## Start Material provided

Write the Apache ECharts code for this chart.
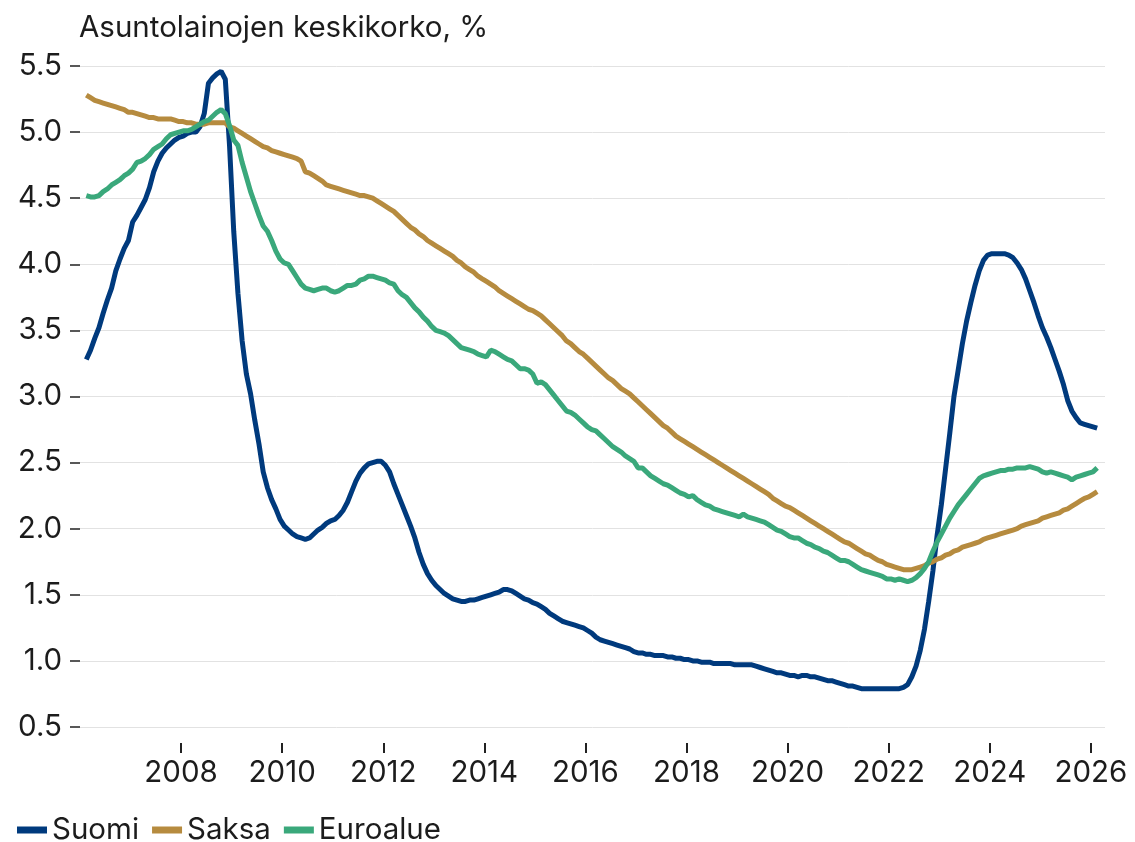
<!DOCTYPE html>
<html>
<head>
<meta charset="utf-8">
<script src="https://cdn.jsdelivr.net/npm/echarts@6/dist/echarts.min.js"></script>
<style>
  html, body { margin: 0; padding: 0; background: #fff; }
  #chart { width: 1135px; height: 842px; }
</style>
</head>
<body>
<div id="chart"></div>
<script>
// monthly observations, Feb 2006 .. Feb 2026
const firstYear = 2006
const firstMonth = 1 // February (0-based)

const suomi = [
  3.28, 3.35, 3.44, 3.52, 3.63, 3.73, 3.82, 3.95, 4.04, 4.12, 4.18,
  4.32, 4.37, 4.43, 4.49, 4.58, 4.70, 4.78, 4.84, 4.88, 4.91, 4.94, 4.96,
  4.97, 4.99, 5.00, 5.00, 5.04, 5.14, 5.37, 5.41, 5.44, 5.46, 5.40, 4.90,
  4.25, 3.78, 3.42, 3.17, 3.02, 2.82, 2.64, 2.43, 2.31, 2.22, 2.15, 2.07,
  2.02, 1.99, 1.96, 1.94, 1.93, 1.92, 1.93, 1.96, 1.99, 2.01, 2.04, 2.06,
  2.07, 2.10, 2.14, 2.20, 2.28, 2.36, 2.42, 2.46, 2.49, 2.50, 2.51, 2.51,
  2.48, 2.43, 2.34, 2.26, 2.18, 2.10, 2.02, 1.93, 1.82, 1.73, 1.66, 1.61,
  1.57, 1.54, 1.51, 1.49, 1.47, 1.46, 1.45, 1.45, 1.46, 1.46, 1.47, 1.48,
  1.49, 1.50, 1.51, 1.52, 1.54, 1.54, 1.53, 1.51, 1.49, 1.47, 1.46, 1.44,
  1.43, 1.41, 1.39, 1.36, 1.34, 1.32, 1.30, 1.29, 1.28, 1.27, 1.26, 1.25,
  1.23, 1.21, 1.18, 1.16, 1.15, 1.14, 1.13, 1.12, 1.11, 1.10, 1.09, 1.07,
  1.06, 1.06, 1.05, 1.05, 1.04, 1.04, 1.04, 1.03, 1.03, 1.02, 1.02, 1.01,
  1.01, 1.00, 1.00, 0.99, 0.99, 0.99, 0.98, 0.98, 0.98, 0.98, 0.98, 0.97,
  0.97, 0.97, 0.97, 0.97, 0.96, 0.95, 0.94, 0.93, 0.92, 0.91, 0.91, 0.90,
  0.89, 0.89, 0.88, 0.89, 0.89, 0.88, 0.88, 0.87, 0.86, 0.85, 0.85, 0.84,
  0.83, 0.82, 0.81, 0.81, 0.80, 0.79, 0.79, 0.79, 0.79, 0.79, 0.79, 0.79,
  0.79, 0.79, 0.79, 0.80, 0.82, 0.88, 0.96, 1.08, 1.24, 1.45, 1.68, 1.95,
  2.18, 2.45, 2.72, 3.00, 3.20, 3.40, 3.57, 3.71, 3.84, 3.95, 4.03, 4.07,
  4.08, 4.08, 4.08, 4.08, 4.07, 4.05, 4.01, 3.96, 3.89, 3.80, 3.71, 3.61,
  3.52, 3.45, 3.37, 3.28, 3.19, 3.09, 2.97, 2.89, 2.84, 2.80, 2.79, 2.78,
  2.77, 2.76
]

const saksa = [
  5.28, 5.26, 5.24, 5.23, 5.22, 5.21, 5.20, 5.19, 5.18, 5.17, 5.15,
  5.15, 5.14, 5.13, 5.12, 5.11, 5.11, 5.10, 5.10, 5.10, 5.10, 5.09, 5.08,
  5.08, 5.07, 5.07, 5.06, 5.06, 5.06, 5.07, 5.07, 5.07, 5.07, 5.07, 5.04,
  5.03, 5.01, 4.99, 4.97, 4.95, 4.93, 4.91, 4.89, 4.88, 4.86, 4.85, 4.84,
  4.83, 4.82, 4.81, 4.80, 4.78, 4.70, 4.69, 4.67, 4.65, 4.63, 4.60, 4.59,
  4.58, 4.57, 4.56, 4.55, 4.54, 4.53, 4.52, 4.52, 4.51, 4.50, 4.48, 4.46,
  4.44, 4.42, 4.40, 4.37, 4.34, 4.31, 4.28, 4.26, 4.23, 4.21, 4.18, 4.16,
  4.14, 4.12, 4.10, 4.08, 4.06, 4.03, 4.01, 3.98, 3.96, 3.94, 3.91, 3.89,
  3.87, 3.85, 3.83, 3.80, 3.78, 3.76, 3.74, 3.72, 3.70, 3.68, 3.66, 3.65,
  3.63, 3.61, 3.58, 3.55, 3.52, 3.49, 3.46, 3.42, 3.40, 3.37, 3.34, 3.32,
  3.29, 3.26, 3.23, 3.20, 3.17, 3.14, 3.12, 3.09, 3.06, 3.04, 3.02, 2.99,
  2.96, 2.93, 2.90, 2.87, 2.84, 2.81, 2.78, 2.76, 2.73, 2.70, 2.68, 2.66,
  2.64, 2.62, 2.60, 2.58, 2.56, 2.54, 2.52, 2.50, 2.48, 2.46, 2.44, 2.42,
  2.40, 2.38, 2.36, 2.34, 2.32, 2.30, 2.28, 2.26, 2.23, 2.21, 2.19, 2.17,
  2.16, 2.14, 2.12, 2.10, 2.08, 2.06, 2.04, 2.02, 2.00, 1.98, 1.96, 1.94,
  1.92, 1.90, 1.89, 1.87, 1.85, 1.83, 1.81, 1.80, 1.78, 1.76, 1.75, 1.73,
  1.72, 1.71, 1.70, 1.69, 1.69, 1.69, 1.70, 1.71, 1.72, 1.74, 1.75, 1.77,
  1.78, 1.80, 1.81, 1.83, 1.84, 1.86, 1.87, 1.88, 1.89, 1.90, 1.92, 1.93,
  1.94, 1.95, 1.96, 1.97, 1.98, 1.99, 2.00, 2.02, 2.03, 2.04, 2.05, 2.06,
  2.08, 2.09, 2.10, 2.11, 2.12, 2.14, 2.15, 2.17, 2.19, 2.21, 2.23, 2.24,
  2.26, 2.28
]

const euroalue = [
  4.52, 4.51, 4.51, 4.52, 4.55, 4.57, 4.60, 4.62, 4.64, 4.67, 4.69,
  4.72, 4.77, 4.78, 4.80, 4.83, 4.87, 4.89, 4.91, 4.95, 4.98, 4.99, 5.00,
  5.01, 5.01, 5.02, 5.04, 5.06, 5.08, 5.09, 5.12, 5.15, 5.17, 5.14, 5.05,
  4.94, 4.90, 4.77, 4.66, 4.55, 4.46, 4.37, 4.29, 4.25, 4.18, 4.10, 4.04,
  4.01, 4.00, 3.95, 3.90, 3.85, 3.82, 3.81, 3.80, 3.81, 3.82, 3.82, 3.80,
  3.79, 3.80, 3.82, 3.84, 3.84, 3.85, 3.88, 3.89, 3.91, 3.91, 3.90, 3.89,
  3.88, 3.86, 3.85, 3.80, 3.77, 3.75, 3.71, 3.67, 3.64, 3.60, 3.57, 3.53,
  3.50, 3.49, 3.48, 3.46, 3.43, 3.40, 3.37, 3.36, 3.35, 3.34, 3.32, 3.31,
  3.30, 3.35, 3.34, 3.32, 3.30, 3.28, 3.27, 3.24, 3.21, 3.21, 3.20, 3.17,
  3.10, 3.11, 3.09, 3.05, 3.01, 2.97, 2.93, 2.89, 2.88, 2.86, 2.83, 2.80,
  2.77, 2.75, 2.74, 2.71, 2.68, 2.65, 2.62, 2.60, 2.58, 2.55, 2.53, 2.51,
  2.46, 2.46, 2.43, 2.40, 2.38, 2.36, 2.34, 2.33, 2.31, 2.29, 2.27, 2.26,
  2.24, 2.25, 2.22, 2.20, 2.18, 2.17, 2.15, 2.14, 2.13, 2.12, 2.11, 2.10,
  2.09, 2.11, 2.09, 2.08, 2.07, 2.06, 2.05, 2.03, 2.01, 1.99, 1.98, 1.96,
  1.94, 1.93, 1.93, 1.91, 1.89, 1.88, 1.86, 1.85, 1.83, 1.82, 1.80, 1.78,
  1.76, 1.76, 1.75, 1.73, 1.71, 1.69, 1.68, 1.67, 1.66, 1.65, 1.64, 1.62,
  1.62, 1.61, 1.62, 1.61, 1.60, 1.61, 1.63, 1.66, 1.70, 1.75, 1.83, 1.90,
  1.96, 2.02, 2.08, 2.13, 2.18, 2.22, 2.26, 2.30, 2.34, 2.38, 2.40, 2.41,
  2.42, 2.43, 2.44, 2.44, 2.45, 2.45, 2.46, 2.46, 2.46, 2.47, 2.46, 2.45,
  2.43, 2.42, 2.43, 2.42, 2.41, 2.40, 2.39, 2.37, 2.39, 2.40, 2.41, 2.42,
  2.43, 2.46
]

const tickYears = [2008, 2010, 2012, 2014, 2016, 2018, 2020, 2022, 2024, 2026]
const seriesNames = ['Suomi', 'Saksa', 'Euroalue']
const colors = ['#003a7d', '#b68b3f', '#3aa87b']

const FONT = 'Inter, "Noto Sans", sans-serif'
const FONT_SIZE = 29.5
const TEXT = '#1c1c1c'

// x as decimal year, each month placed at its middle
const months = suomi.map((_, i) => firstYear + (firstMonth + i + 0.5) / 12)
const pairs = values => values.map((v, i) => [months[i], v])

const chart = echarts.init(document.getElementById('chart'))

chart.setOption({
  animation: false,
  color: colors,
  textStyle: { fontFamily: FONT },
  title: {
    text: 'Asuntolainojen keskikorko, %',
    left: 79,
    top: 13,
    padding: 0,
    textStyle: { fontFamily: FONT, fontSize: FONT_SIZE, fontWeight: 'normal', color: TEXT }
  },
  legend: {
    left: 17,
    top: 815,
    padding: 0,
    icon: 'rect',
    itemWidth: 30,
    itemHeight: 7,
    itemGap: 13,
    textStyle: { fontFamily: FONT, fontSize: FONT_SIZE, color: TEXT },
    data: seriesNames
  },
  grid: { left: 80, right: 30, top: 66, bottom: 115 },
  xAxis: {
    type: 'value',
    min: 2006,
    max: 2026.28,
    offset: 16,
    axisLine: { show: false },
    axisTick: {
      show: true,
      length: 10,
      customValues: tickYears,
      lineStyle: { color: '#222', width: 2 }
    },
    axisLabel: {
      customValues: tickYears,
      margin: 15,
      fontFamily: FONT,
      fontSize: FONT_SIZE,
      color: TEXT,
      formatter: v => String(v)
    },
    splitLine: { show: false }
  },
  yAxis: {
    type: 'value',
    min: 0.5,
    max: 5.5,
    interval: 0.5,
    axisLine: { show: false },
    axisTick: { show: true, length: 10, lineStyle: { color: '#222', width: 1.5 } },
    axisLabel: {
      margin: 18,
      fontFamily: FONT,
      fontSize: FONT_SIZE,
      color: TEXT,
      formatter: v => v.toFixed(1)
    },
    splitLine: { lineStyle: { color: '#e2e2e2', width: 1 } }
  },
  series: [
    { name: seriesNames[0], type: 'line', data: pairs(suomi), showSymbol: false, lineStyle: { width: 5 } },
    { name: seriesNames[1], type: 'line', data: pairs(saksa), showSymbol: false, lineStyle: { width: 5 } },
    { name: seriesNames[2], type: 'line', data: pairs(euroalue), showSymbol: false, lineStyle: { width: 5 } }
  ]
})
</script>
</body>
</html>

## End Material provided

[Set exercise] Please quote the lines of the material, beginning with the first and ending with the one that contains "const firstMonth = 1 // February (0-based)", exactly as written and without any pictures.

[Solution to this task]
Write the Apache ECharts code for this chart.
<!DOCTYPE html>
<html>
<head>
<meta charset="utf-8">
<script src="https://cdn.jsdelivr.net/npm/echarts@6/dist/echarts.min.js"></script>
<style>
  html, body { margin: 0; padding: 0; background: #fff; }
  #chart { width: 1135px; height: 842px; }
</style>
</head>
<body>
<div id="chart"></div>
<script>
// monthly observations, Feb 2006 .. Feb 2026
const firstYear = 2006
const firstMonth = 1 // February (0-based)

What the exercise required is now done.